Given task
Write out every line of the material as it stands, apart from the pictures.

Information provided
======
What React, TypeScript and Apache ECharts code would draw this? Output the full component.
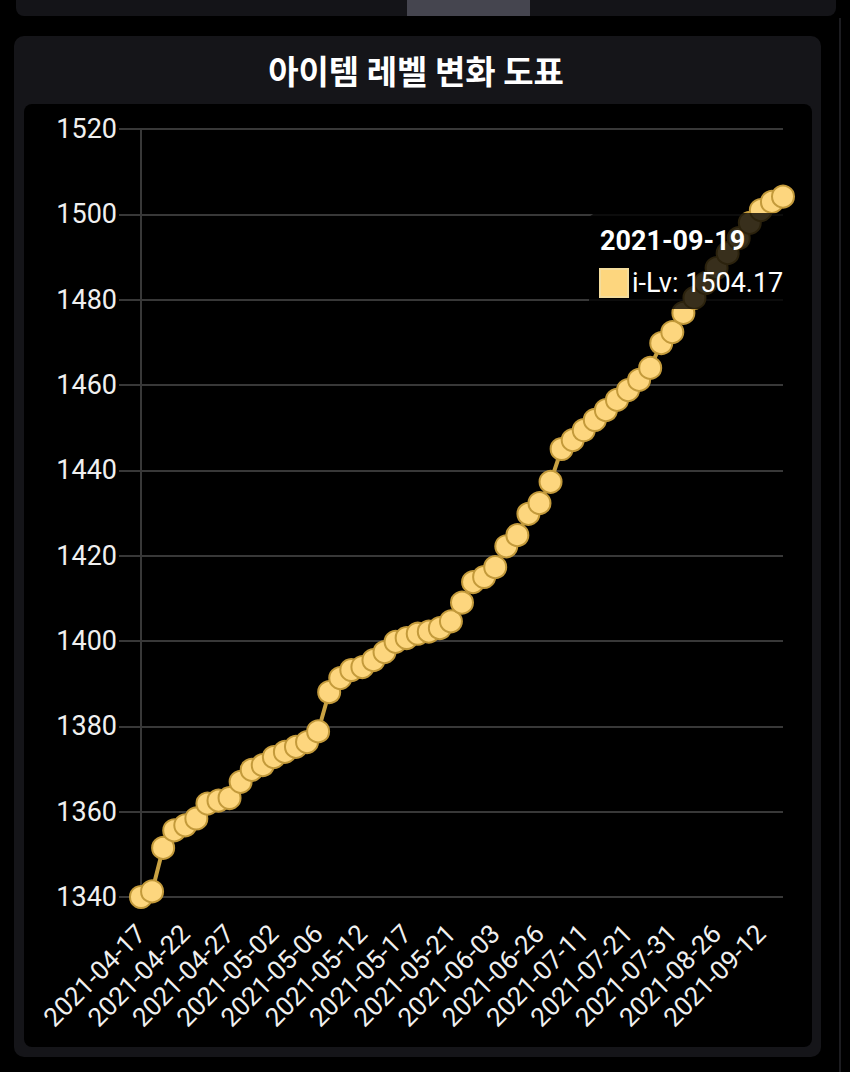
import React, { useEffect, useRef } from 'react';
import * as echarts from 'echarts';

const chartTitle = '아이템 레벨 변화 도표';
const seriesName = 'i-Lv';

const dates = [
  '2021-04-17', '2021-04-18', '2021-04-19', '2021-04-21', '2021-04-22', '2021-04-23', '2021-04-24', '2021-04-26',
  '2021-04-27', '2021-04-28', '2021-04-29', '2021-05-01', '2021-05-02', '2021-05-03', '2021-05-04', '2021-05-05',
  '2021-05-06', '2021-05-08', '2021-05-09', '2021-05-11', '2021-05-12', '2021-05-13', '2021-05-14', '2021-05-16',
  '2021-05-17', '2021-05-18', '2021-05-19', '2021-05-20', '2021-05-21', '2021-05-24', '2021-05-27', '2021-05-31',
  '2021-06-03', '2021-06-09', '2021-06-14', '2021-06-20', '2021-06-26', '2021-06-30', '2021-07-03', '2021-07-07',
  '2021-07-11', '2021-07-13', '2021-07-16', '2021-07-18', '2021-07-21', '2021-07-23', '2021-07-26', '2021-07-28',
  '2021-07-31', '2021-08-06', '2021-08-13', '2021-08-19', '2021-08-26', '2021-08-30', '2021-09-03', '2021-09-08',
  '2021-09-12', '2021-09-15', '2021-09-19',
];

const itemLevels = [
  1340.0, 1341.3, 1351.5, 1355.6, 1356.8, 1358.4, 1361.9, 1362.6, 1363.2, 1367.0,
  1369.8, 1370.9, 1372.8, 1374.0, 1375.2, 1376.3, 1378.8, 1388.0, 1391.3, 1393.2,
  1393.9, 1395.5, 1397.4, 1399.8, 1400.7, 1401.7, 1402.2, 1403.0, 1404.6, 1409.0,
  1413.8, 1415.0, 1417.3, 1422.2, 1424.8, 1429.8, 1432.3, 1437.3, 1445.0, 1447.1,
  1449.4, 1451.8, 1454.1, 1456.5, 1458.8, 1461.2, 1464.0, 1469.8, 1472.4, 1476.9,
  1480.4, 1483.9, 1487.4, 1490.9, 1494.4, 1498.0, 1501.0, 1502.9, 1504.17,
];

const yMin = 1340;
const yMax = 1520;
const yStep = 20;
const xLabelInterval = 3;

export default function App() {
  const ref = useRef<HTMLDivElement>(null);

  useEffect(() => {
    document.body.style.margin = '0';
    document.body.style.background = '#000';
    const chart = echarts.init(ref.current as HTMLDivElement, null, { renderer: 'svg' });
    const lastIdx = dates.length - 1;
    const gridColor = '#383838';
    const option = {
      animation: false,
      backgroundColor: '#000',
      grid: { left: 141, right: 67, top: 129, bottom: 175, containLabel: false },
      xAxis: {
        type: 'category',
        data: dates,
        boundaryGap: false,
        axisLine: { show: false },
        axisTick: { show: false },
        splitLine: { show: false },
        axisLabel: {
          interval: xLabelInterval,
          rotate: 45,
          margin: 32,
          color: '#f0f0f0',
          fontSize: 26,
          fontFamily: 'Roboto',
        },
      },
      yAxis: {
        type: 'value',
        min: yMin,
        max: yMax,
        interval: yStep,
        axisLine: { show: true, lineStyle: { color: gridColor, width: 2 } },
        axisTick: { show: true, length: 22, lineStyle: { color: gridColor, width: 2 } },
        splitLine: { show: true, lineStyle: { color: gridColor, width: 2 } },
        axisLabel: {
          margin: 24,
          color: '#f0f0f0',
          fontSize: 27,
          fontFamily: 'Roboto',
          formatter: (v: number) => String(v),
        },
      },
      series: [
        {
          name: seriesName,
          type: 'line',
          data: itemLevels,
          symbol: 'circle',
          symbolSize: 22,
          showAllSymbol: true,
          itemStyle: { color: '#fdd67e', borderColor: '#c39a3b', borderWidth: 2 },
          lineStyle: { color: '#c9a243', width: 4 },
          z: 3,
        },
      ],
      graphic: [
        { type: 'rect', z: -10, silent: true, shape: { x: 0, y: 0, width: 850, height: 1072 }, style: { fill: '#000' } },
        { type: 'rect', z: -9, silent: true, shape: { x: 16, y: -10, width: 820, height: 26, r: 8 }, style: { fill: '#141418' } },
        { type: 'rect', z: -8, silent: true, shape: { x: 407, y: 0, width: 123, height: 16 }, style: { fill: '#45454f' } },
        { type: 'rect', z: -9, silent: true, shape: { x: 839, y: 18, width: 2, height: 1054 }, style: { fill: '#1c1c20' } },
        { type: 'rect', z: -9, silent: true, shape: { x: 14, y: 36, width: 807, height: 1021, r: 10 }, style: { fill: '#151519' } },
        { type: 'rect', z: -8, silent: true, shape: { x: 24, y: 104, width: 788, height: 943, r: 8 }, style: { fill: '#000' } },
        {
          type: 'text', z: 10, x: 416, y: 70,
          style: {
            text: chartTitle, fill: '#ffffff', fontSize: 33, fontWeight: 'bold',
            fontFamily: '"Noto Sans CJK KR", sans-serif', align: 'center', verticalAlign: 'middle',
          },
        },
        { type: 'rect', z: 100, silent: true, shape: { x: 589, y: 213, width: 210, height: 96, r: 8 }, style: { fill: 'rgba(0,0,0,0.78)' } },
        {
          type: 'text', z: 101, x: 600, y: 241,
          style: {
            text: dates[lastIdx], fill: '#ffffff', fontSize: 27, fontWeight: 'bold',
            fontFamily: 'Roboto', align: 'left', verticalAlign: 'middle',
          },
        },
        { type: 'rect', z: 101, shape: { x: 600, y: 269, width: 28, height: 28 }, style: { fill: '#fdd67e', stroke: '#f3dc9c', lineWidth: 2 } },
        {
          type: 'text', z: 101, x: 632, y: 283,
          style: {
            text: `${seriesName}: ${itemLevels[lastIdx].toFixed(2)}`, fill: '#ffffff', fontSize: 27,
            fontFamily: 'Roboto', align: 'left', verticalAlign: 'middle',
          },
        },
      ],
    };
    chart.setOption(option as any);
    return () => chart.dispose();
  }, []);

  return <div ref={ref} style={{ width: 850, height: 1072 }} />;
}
======
Solution to the exercise
What React, TypeScript and Apache ECharts code would draw this? Output the full component.
import React, { useEffect, useRef } from 'react';
import * as echarts from 'echarts';

const chartTitle = '아이템 레벨 변화 도표';
const seriesName = 'i-Lv';

const dates = [
  '2021-04-17', '2021-04-18', '2021-04-19', '2021-04-21', '2021-04-22', '2021-04-23', '2021-04-24', '2021-04-26',
  '2021-04-27', '2021-04-28', '2021-04-29', '2021-05-01', '2021-05-02', '2021-05-03', '2021-05-04', '2021-05-05',
  '2021-05-06', '2021-05-08', '2021-05-09', '2021-05-11', '2021-05-12', '2021-05-13', '2021-05-14', '2021-05-16',
  '2021-05-17', '2021-05-18', '2021-05-19', '2021-05-20', '2021-05-21', '2021-05-24', '2021-05-27', '2021-05-31',
  '2021-06-03', '2021-06-09', '2021-06-14', '2021-06-20', '2021-06-26', '2021-06-30', '2021-07-03', '2021-07-07',
  '2021-07-11', '2021-07-13', '2021-07-16', '2021-07-18', '2021-07-21', '2021-07-23', '2021-07-26', '2021-07-28',
  '2021-07-31', '2021-08-06', '2021-08-13', '2021-08-19', '2021-08-26', '2021-08-30', '2021-09-03', '2021-09-08',
  '2021-09-12', '2021-09-15', '2021-09-19',
];

const itemLevels = [
  1340.0, 1341.3, 1351.5, 1355.6, 1356.8, 1358.4, 1361.9, 1362.6, 1363.2, 1367.0,
  1369.8, 1370.9, 1372.8, 1374.0, 1375.2, 1376.3, 1378.8, 1388.0, 1391.3, 1393.2,
  1393.9, 1395.5, 1397.4, 1399.8, 1400.7, 1401.7, 1402.2, 1403.0, 1404.6, 1409.0,
  1413.8, 1415.0, 1417.3, 1422.2, 1424.8, 1429.8, 1432.3, 1437.3, 1445.0, 1447.1,
  1449.4, 1451.8, 1454.1, 1456.5, 1458.8, 1461.2, 1464.0, 1469.8, 1472.4, 1476.9,
  1480.4, 1483.9, 1487.4, 1490.9, 1494.4, 1498.0, 1501.0, 1502.9, 1504.17,
];

const yMin = 1340;
const yMax = 1520;
const yStep = 20;
const xLabelInterval = 3;

export default function App() {
  const ref = useRef<HTMLDivElement>(null);

  useEffect(() => {
    document.body.style.margin = '0';
    document.body.style.background = '#000';
    const chart = echarts.init(ref.current as HTMLDivElement, null, { renderer: 'svg' });
    const lastIdx = dates.length - 1;
    const gridColor = '#383838';
    const option = {
      animation: false,
      backgroundColor: '#000',
      grid: { left: 141, right: 67, top: 129, bottom: 175, containLabel: false },
      xAxis: {
        type: 'category',
        data: dates,
        boundaryGap: false,
        axisLine: { show: false },
        axisTick: { show: false },
        splitLine: { show: false },
        axisLabel: {
          interval: xLabelInterval,
          rotate: 45,
          margin: 32,
          color: '#f0f0f0',
          fontSize: 26,
          fontFamily: 'Roboto',
        },
      },
      yAxis: {
        type: 'value',
        min: yMin,
        max: yMax,
        interval: yStep,
        axisLine: { show: true, lineStyle: { color: gridColor, width: 2 } },
        axisTick: { show: true, length: 22, lineStyle: { color: gridColor, width: 2 } },
        splitLine: { show: true, lineStyle: { color: gridColor, width: 2 } },
        axisLabel: {
          margin: 24,
          color: '#f0f0f0',
          fontSize: 27,
          fontFamily: 'Roboto',
          formatter: (v: number) => String(v),
        },
      },
      series: [
        {
          name: seriesName,
          type: 'line',
          data: itemLevels,
          symbol: 'circle',
          symbolSize: 22,
          showAllSymbol: true,
          itemStyle: { color: '#fdd67e', borderColor: '#c39a3b', borderWidth: 2 },
          lineStyle: { color: '#c9a243', width: 4 },
          z: 3,
        },
      ],
      graphic: [
        { type: 'rect', z: -10, silent: true, shape: { x: 0, y: 0, width: 850, height: 1072 }, style: { fill: '#000' } },
        { type: 'rect', z: -9, silent: true, shape: { x: 16, y: -10, width: 820, height: 26, r: 8 }, style: { fill: '#141418' } },
        { type: 'rect', z: -8, silent: true, shape: { x: 407, y: 0, width: 123, height: 16 }, style: { fill: '#45454f' } },
        { type: 'rect', z: -9, silent: true, shape: { x: 839, y: 18, width: 2, height: 1054 }, style: { fill: '#1c1c20' } },
        { type: 'rect', z: -9, silent: true, shape: { x: 14, y: 36, width: 807, height: 1021, r: 10 }, style: { fill: '#151519' } },
        { type: 'rect', z: -8, silent: true, shape: { x: 24, y: 104, width: 788, height: 943, r: 8 }, style: { fill: '#000' } },
        {
          type: 'text', z: 10, x: 416, y: 70,
          style: {
            text: chartTitle, fill: '#ffffff', fontSize: 33, fontWeight: 'bold',
            fontFamily: '"Noto Sans CJK KR", sans-serif', align: 'center', verticalAlign: 'middle',
          },
        },
        { type: 'rect', z: 100, silent: true, shape: { x: 589, y: 213, width: 210, height: 96, r: 8 }, style: { fill: 'rgba(0,0,0,0.78)' } },
        {
          type: 'text', z: 101, x: 600, y: 241,
          style: {
            text: dates[lastIdx], fill: '#ffffff', fontSize: 27, fontWeight: 'bold',
            fontFamily: 'Roboto', align: 'left', verticalAlign: 'middle',
          },
        },
        { type: 'rect', z: 101, shape: { x: 600, y: 269, width: 28, height: 28 }, style: { fill: '#fdd67e', stroke: '#f3dc9c', lineWidth: 2 } },
        {
          type: 'text', z: 101, x: 632, y: 283,
          style: {
            text: `${seriesName}: ${itemLevels[lastIdx].toFixed(2)}`, fill: '#ffffff', fontSize: 27,
            fontFamily: 'Roboto', align: 'left', verticalAlign: 'middle',
          },
        },
      ],
    };
    chart.setOption(option as any);
    return () => chart.dispose();
  }, []);

  return <div ref={ref} style={{ width: 850, height: 1072 }} />;
}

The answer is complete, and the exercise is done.